The semester is nearing its end and many students will be walking away from the University with a degree in hand and a chapter in their life closed.
In recognition of the students who dedicated long hours toward the University’s arts program, the Regis Center for Art is now displaying Bachelor of Fine Arts/ Bachelor of Arts Honors exhibitions that display 12 fine arts and two Bachelor of Arts works in the public spaces of the newly built Regis Center. The space was designed specifically to exhibit students’ work.
The 14 students’ artwork is exhibited throughout the two buildings to organize a representation of the long but worthwhile journey through the program.
The exhibit gives graduate students a chance to showcase their last piece of work under the University’s presence before entering the real world. The exhibition not only allows students a chance to advertise their work, but to voice the intentions of their art, which has been supported and strengthened by the University since the first day each student began here.

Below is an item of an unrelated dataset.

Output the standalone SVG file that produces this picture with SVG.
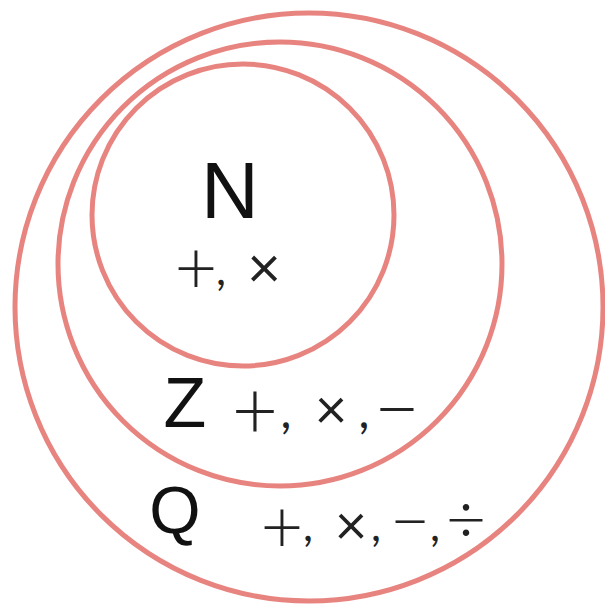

It is rare to see people who can fend off the dirty grips of consumerism and egoism and work to strengthen our society as a whole. This exhibit is proof that these people do exist.
Many of the students whose work is on display took this opportunity to explain their trajectory in art while others used the attention to make a stance on what they plan to accomplish with their art.
It might seem a little like a beauty pageant where everyone is rooting for world peace, but everyone else knows the real purpose. The contest is meant to make money by tempting audiences to stare aimlessly at the television in a quiet, passive statement of what is beautiful and what is not.
It is a slow, yet steady process of defining standards.
But the artists in this show mean to make more of the exhibit than simple visual appeal. There is real intent and real initiative in the pieces as an inspection reveals.
Philip Gleason is the creator of the sculptures that meet your eyes the minute you step into the main block at the Regis Center.
“My work can be considered a response to or commenting on (people’s apathy about their own behavior) though media,” Gleason said in an explanation of his pieces.
Gleason said he hopes he can bring people to question themselves and their ignorance toward the standards created by society through his work.
Sharon Rockham, with her amazing piece that consists of 18 castings of pregnant women, said she hopes to state the relationship between hope and peace and also between life and future generations.
The use of symbols and indexes in her “Labor of Love” is meant to force people to see her own hope for peace for children of the future.
The art show of the students’ work has made a point to show the University’s support for creative minds and for minds that worry not about what problems artists suffer, but what problems our society suffers. Maybe through this realization we can someday achieve a little peace in this bloodbath world – something we all hope for, but often forget.